Baby Seal was on it, though, and seated erectly he proudly stripped off the vest and then, pro-like, balled it up for stowage. But rather than stuffing it into his rear jersey pocket like the typical clueless clodhopper, Baby Seal went All Pro and stuffed it up under his jersey, saving valuable pocket space and exhibiting amazing stuffing skills. “Look ma! No hands!”
At that very moment, however, Baby Seal’s twisting up of the bottom jersey hem caused his $12,000, mahogany paneled iPhone with RuggedMaxx II logo to squirt out of the jersey pocket and into the maw of the wankoton. The sound of tires running over the bouncing iPhone were like the sound of one’s offspring being murdered, and no amount of swerving could save the phone from the relentless battery of carbon-on-carbon crime.
As Baby Seal swung over to retrieve the phone, his friends in the group, which was everyone, accelerated hard to force a chase should he try to reconnect.
But lo! Miracle of miracles! The iPhone was only barely scratched and worked perfectly! Baby Seal hopped back on his mount and dug deep as his good friends dug deeper, until he caught them at the base of the climb. They were all glad to see him so they attacked the moment he rejoined. Baby Seal rejoiced that he had made the ride!
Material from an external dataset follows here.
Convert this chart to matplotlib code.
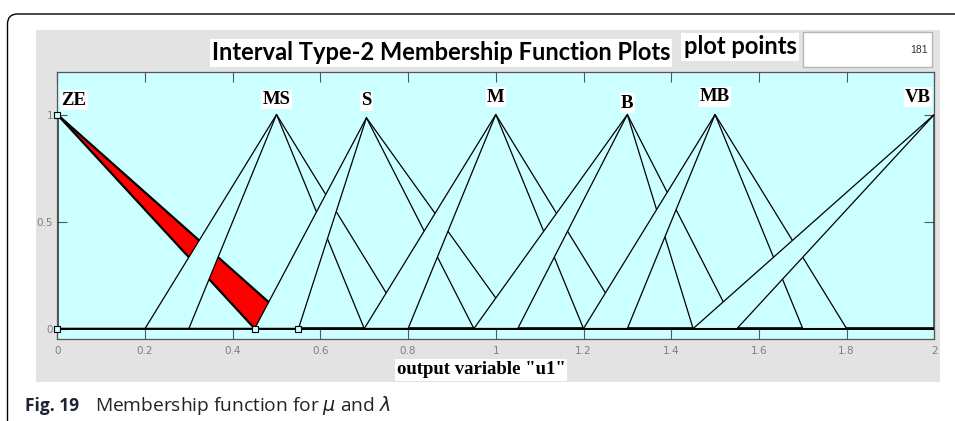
import numpy as np
import matplotlib.pyplot as plt
from matplotlib.patches import Rectangle, FancyBboxPatch
from matplotlib.transforms import IdentityTransform

# interval type-2 triangular sets: upper and lower MF (left foot, peak, right foot)
labels = ["ZE", "MS", "S", "M", "B", "MB", "VB"]
peaks = [0.0, 0.5, 0.705, 1.0, 1.3, 1.5, 2.0]
peak_heights = [1.0, 1.0, 0.985, 1.0, 1.0, 1.0, 1.0]
upper_left = [0.0, 0.2, 0.45, 0.7, 0.95, 1.2, 1.45]
upper_right = [0.55, 0.8, 1.05, 1.3, 1.55, 1.8, 2.0]
lower_left = [0.0, 0.3, 0.55, 0.8, 1.05, 1.3, 1.55]
lower_right = [0.45, 0.7, 0.95, 1.2, 1.45, 1.7, 2.0]
xticks = [0, 0.2, 0.4, 0.6, 0.8, 1, 1.2, 1.4, 1.6, 1.8, 2]
xticklabels = ["0", "0.2", "0.4", "0.6", "0.8", "1", "1.2", "1.4", "1.6", "1.8", "2"]
yticks = [0, 0.5, 1]
yticklabels = ["0", "0.5", "1"]
plot_points = 181

# layout only
label_dy = [0.067, 0.071, 0.079, 0.081, 0.053, 0.083, 0.081]
bg = "#ccffff"
W, H = 955, 421

fig = plt.figure(figsize=(W / 100, H / 100), dpi=100)

# outer rounded frame and grey panel
fig.patches.append(FancyBboxPatch((7.5, -20), 1100, H - 14 + 20,
                                  boxstyle="round,pad=0,rounding_size=10",
                                  transform=IdentityTransform(), fc="white",
                                  ec="black", lw=1.0, zorder=-2))
fig.patches.append(Rectangle((36 / W, 1 - 382 / H), 904 / W, 352 / H,
                             transform=fig.transFigure, fc="#e3e3e3",
                             ec="none", zorder=-1))
# "plot points" edit box
fig.patches.append(Rectangle((803 / W, 1 - 67 / H), 129 / W, 35 / H,
                             transform=fig.transFigure, fc="white",
                             ec="#b5b5b5", lw=1.0, zorder=1))

ax = fig.add_axes([57.3 / W, 1 - 339.3 / H, 877 / W, 267.6 / H])
ax.set_facecolor(bg)
ax.set_xlim(0, 2)
ax.set_ylim(-0.05, 1.2)

for i in range(len(labels)):
    ux = [0, upper_left[i], peaks[i], upper_right[i], 2]
    uy = [0, 0, peak_heights[i], 0, 0]
    lx = [0, lower_left[i], peaks[i], lower_right[i], 2]
    ly = [0, 0, peak_heights[i], 0, 0]
    selected = i == 0
    ax.fill(ux + lx[::-1], uy + ly[::-1], color="red" if selected else bg,
            lw=0, zorder=2 + i)
    lw = 1.6 if selected else 0.9
    ax.plot(ux, uy, color="black", lw=lw, zorder=2 + i)
    ax.plot(lx, ly, color="black", lw=lw, zorder=2 + i)
    lab_x = min(max(peaks[i], 0.038), 1.963)
    ax.text(lab_x, peak_heights[i] + label_dy[i], labels[i], ha="center",
            va="center", family="Liberation Serif", weight="bold", size=13.5,
            zorder=20, bbox=dict(fc="white", ec="none", pad=1.0))

# vertex handles of the selected set
ax.plot([0, 0, lower_right[0], upper_right[0]], [0, 1, 0, 0], ls="none",
        marker="s", ms=4, mfc=bg, mec="black", mew=0.8, zorder=15,
        clip_on=False)

ax.set_xticks(xticks)
ax.set_xticklabels(xticklabels)
ax.set_yticks(yticks)
ax.set_yticklabels(yticklabels)
ax.tick_params(direction="in", length=7, width=0.8, color="#555555",
               labelcolor="#808080", labelsize=7.5, top=True, right=True,
               pad=5)
ax.tick_params(axis="y", pad=3)
for s in ax.spines.values():
    s.set_color("#555555")
    s.set_linewidth(0.9)

# titles and labels
fig.text(441 / W, 1 - 53 / H, "Interval Type-2 Membership Function Plots",
         ha="center", va="center", family="Lato", weight="bold", size=17,
         bbox=dict(fc="white", ec="none", pad=1.5), zorder=5)
fig.text(740 / W, 1 - 47 / H, "plot points", ha="center", va="center",
         family="Lato", weight="bold", size=17,
         bbox=dict(fc="white", ec="none", pad=1.5), zorder=5)
fig.text(928 / W, 1 - 50 / H, str(plot_points), ha="right", va="center",
         family="Liberation Sans", size=7.5, color="#333333", zorder=5)
fig.text(481 / W, 1 - 370 / H, 'output variable "u1"', ha="center",
         va="center", family="Liberation Serif", weight="bold", size=13.5,
         bbox=dict(fc="white", ec="none", pad=1.5), zorder=5)

# caption
fig.text(25 / W, 1 - 411 / H, "Fig. 19", ha="left", va="baseline",
         family="Open Sans", weight="bold", size=12.5, color="#1c2433")
fig.text(95 / W, 1 - 411 / H, r"Membership function for $\mu$ and $\lambda$",
         ha="left", va="baseline", family="Open Sans", size=13.8,
         color="#222222")

fig.savefig("out.png", dpi=100, facecolor="white")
Many miles later as Baby Seal ascended Via Zumaya, the final punishing Donut climb, he ran over a razor blade and sliced his rear tire to the bone. Fortunately, riding tubeless, he was able to cover his leg in Baby Sealant, which made him happy, but not nearly as happy as Brooks, who was riding directly behind him, and who got his goggles and face also covered in Baby Sealant. Baby Seal’s flippers sunk as he thought how silly he had been not to take the extra four seconds to grab the sushi tool wrap!!
But lo! Miracle of miracles! Though 98% of the Baby Sealant only sealed Baby Seal’s leg, shoe, and Brooks’s eyes, the remaining 2% sealed the tire despite the slash and Baby Seal continued onward to the cafe at the end of the rainbow. Once there, in celebration of his big adventure, he ordered food for all the friends who had worked so hard to drop him, and when it came time to pay he discovered that his credit card, which lived in his iPhone case, had fallen out way back at Terranea.
So Baby Seal jumped on his bike and raced out along the roadway, on an empty tummy no less, where several thousand cars and bikes had already been since his mishap.
But lo! Miracle of miracles! There on the roadside was Baby Seal’s credit card, the one that hadn’t been declined yet! He scooped it up and went back to pay the bill, but his good friends had already left and paid. Like extra mackerel tossed from the food bucket, Baby Seal contemplated the joy of a free lunch!
The following day, Baby Seal, legs tired from the day before, showed up for the Telo World Championship Fake Training Race, where he promptly got dropped from the lead group. He put his head down and pedaled mightily as the leaders appeared to disappear.
But lo! Miracle of miracles! Baby Seal caught the break and won the sprunt for his first Telo victory ever, after which he was awarded the coveted Telo’s winner jersey ($75, cheap!) and a loaf of fresh bread. Most of the bread didn’t make it home from the big adventure … but Baby Seal did!